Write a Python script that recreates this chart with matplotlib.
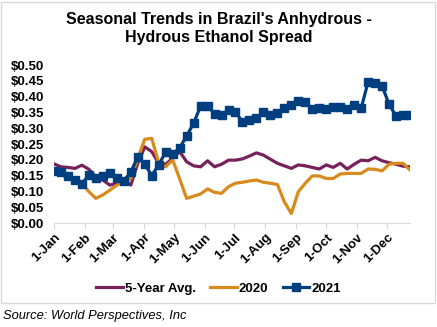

...

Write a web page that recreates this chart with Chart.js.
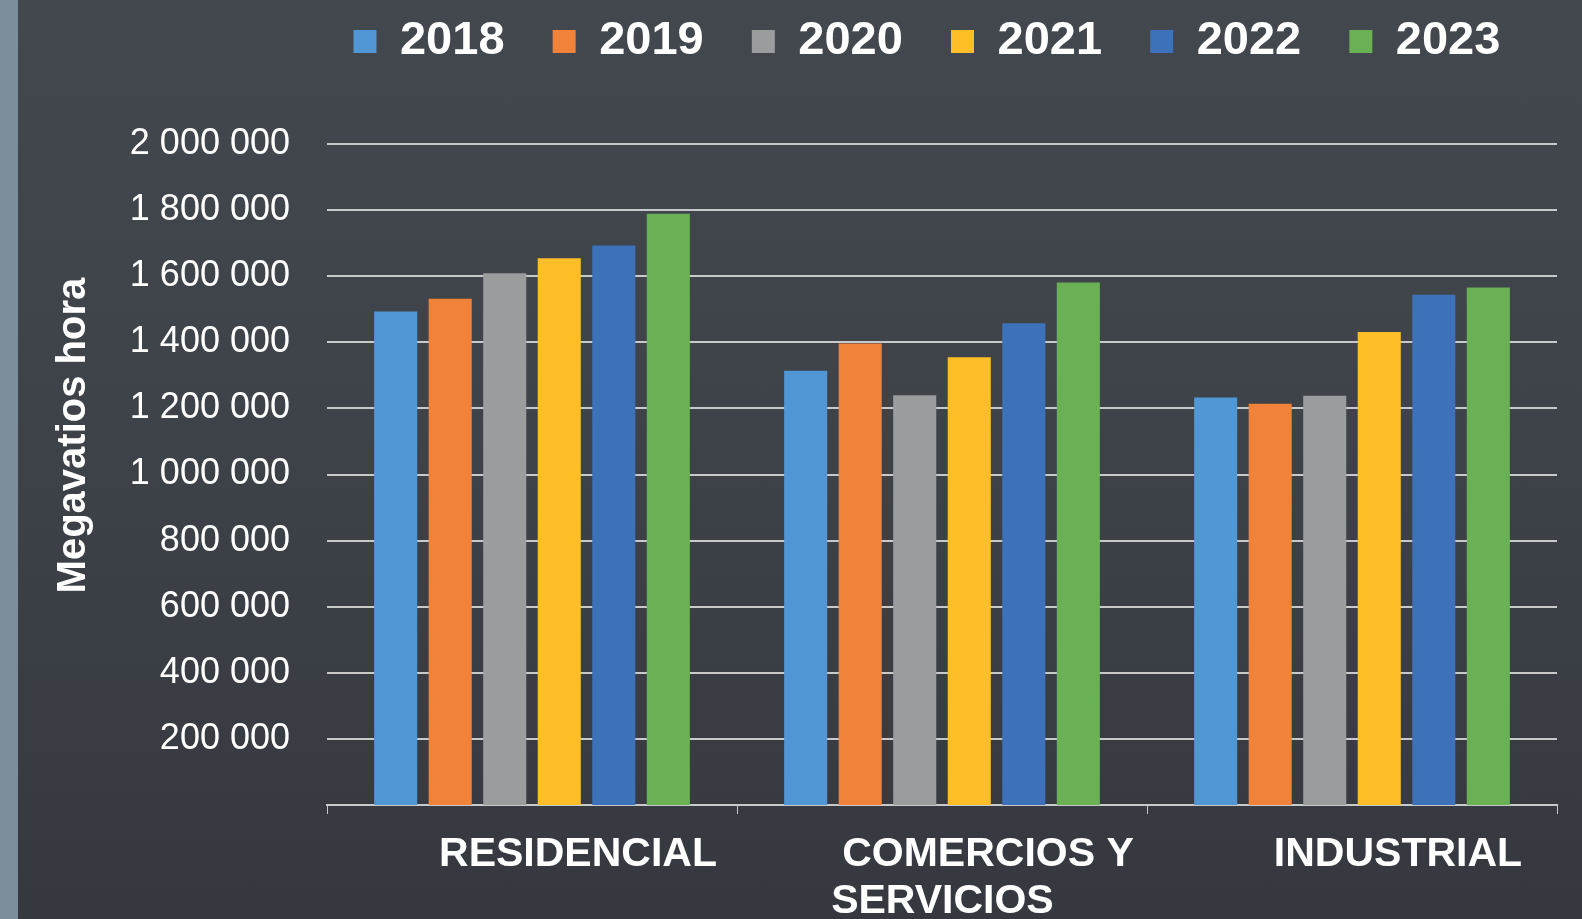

* * *

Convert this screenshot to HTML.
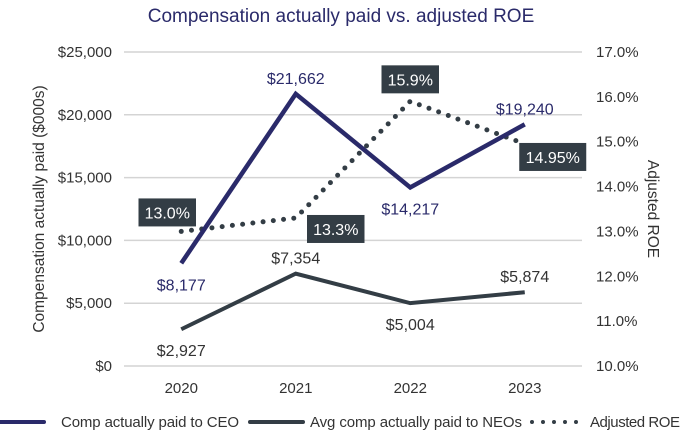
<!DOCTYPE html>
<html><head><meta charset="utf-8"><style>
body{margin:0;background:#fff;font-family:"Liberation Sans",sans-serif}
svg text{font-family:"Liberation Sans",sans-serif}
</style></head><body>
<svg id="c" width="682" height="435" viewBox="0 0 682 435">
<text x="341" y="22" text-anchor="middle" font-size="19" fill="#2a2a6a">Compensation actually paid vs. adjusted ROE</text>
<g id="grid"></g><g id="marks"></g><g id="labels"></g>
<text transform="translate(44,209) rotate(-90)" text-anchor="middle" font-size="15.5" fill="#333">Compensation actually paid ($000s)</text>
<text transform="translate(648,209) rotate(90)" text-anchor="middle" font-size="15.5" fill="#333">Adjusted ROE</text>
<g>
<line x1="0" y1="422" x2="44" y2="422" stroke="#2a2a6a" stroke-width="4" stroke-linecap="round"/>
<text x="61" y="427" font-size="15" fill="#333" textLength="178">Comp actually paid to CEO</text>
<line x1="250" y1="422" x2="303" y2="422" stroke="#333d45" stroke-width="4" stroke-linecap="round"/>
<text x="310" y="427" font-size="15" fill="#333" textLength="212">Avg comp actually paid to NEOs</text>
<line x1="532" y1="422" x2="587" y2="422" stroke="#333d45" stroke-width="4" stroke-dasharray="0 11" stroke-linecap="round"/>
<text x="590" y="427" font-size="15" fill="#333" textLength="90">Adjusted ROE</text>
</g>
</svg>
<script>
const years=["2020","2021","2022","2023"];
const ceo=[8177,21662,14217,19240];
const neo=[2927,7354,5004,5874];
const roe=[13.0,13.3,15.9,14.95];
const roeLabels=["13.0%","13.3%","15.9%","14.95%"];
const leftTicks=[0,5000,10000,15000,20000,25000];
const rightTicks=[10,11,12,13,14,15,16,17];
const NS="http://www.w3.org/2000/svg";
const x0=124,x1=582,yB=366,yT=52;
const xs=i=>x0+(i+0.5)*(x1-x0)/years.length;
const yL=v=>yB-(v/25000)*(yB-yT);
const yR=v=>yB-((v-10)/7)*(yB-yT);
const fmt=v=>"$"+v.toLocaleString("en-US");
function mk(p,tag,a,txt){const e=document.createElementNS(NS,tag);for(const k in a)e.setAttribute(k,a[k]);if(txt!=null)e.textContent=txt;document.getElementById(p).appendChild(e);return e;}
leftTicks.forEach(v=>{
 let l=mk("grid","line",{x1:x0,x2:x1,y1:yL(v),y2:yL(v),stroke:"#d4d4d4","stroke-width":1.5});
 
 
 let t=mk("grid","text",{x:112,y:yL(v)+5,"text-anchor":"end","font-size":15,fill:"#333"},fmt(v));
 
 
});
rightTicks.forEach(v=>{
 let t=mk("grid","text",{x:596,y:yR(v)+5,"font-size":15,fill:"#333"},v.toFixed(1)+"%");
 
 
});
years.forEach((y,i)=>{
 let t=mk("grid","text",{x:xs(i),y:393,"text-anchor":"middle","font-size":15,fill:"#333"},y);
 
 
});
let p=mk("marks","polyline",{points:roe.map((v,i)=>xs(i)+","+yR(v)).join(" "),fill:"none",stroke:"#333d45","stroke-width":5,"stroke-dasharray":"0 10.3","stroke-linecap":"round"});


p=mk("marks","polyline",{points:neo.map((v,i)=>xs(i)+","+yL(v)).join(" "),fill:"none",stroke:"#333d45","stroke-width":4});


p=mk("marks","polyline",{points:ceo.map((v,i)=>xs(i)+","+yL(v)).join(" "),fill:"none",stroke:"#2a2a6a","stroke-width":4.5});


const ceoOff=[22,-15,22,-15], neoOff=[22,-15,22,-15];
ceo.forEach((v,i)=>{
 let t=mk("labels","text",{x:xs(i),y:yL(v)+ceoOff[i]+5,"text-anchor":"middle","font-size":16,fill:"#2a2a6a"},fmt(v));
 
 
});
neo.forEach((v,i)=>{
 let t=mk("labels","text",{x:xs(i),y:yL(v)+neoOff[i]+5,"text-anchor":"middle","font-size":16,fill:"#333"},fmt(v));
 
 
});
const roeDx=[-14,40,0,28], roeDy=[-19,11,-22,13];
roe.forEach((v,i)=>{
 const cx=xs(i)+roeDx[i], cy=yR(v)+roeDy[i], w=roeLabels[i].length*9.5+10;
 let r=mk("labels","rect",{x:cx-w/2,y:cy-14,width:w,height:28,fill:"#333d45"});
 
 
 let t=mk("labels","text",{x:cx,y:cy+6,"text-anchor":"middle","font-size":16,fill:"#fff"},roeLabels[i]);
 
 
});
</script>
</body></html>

**What you should do**
How many lines of these entries contain "recreates"? Answer with the number and nothing else.

**Reply to the exercise**
2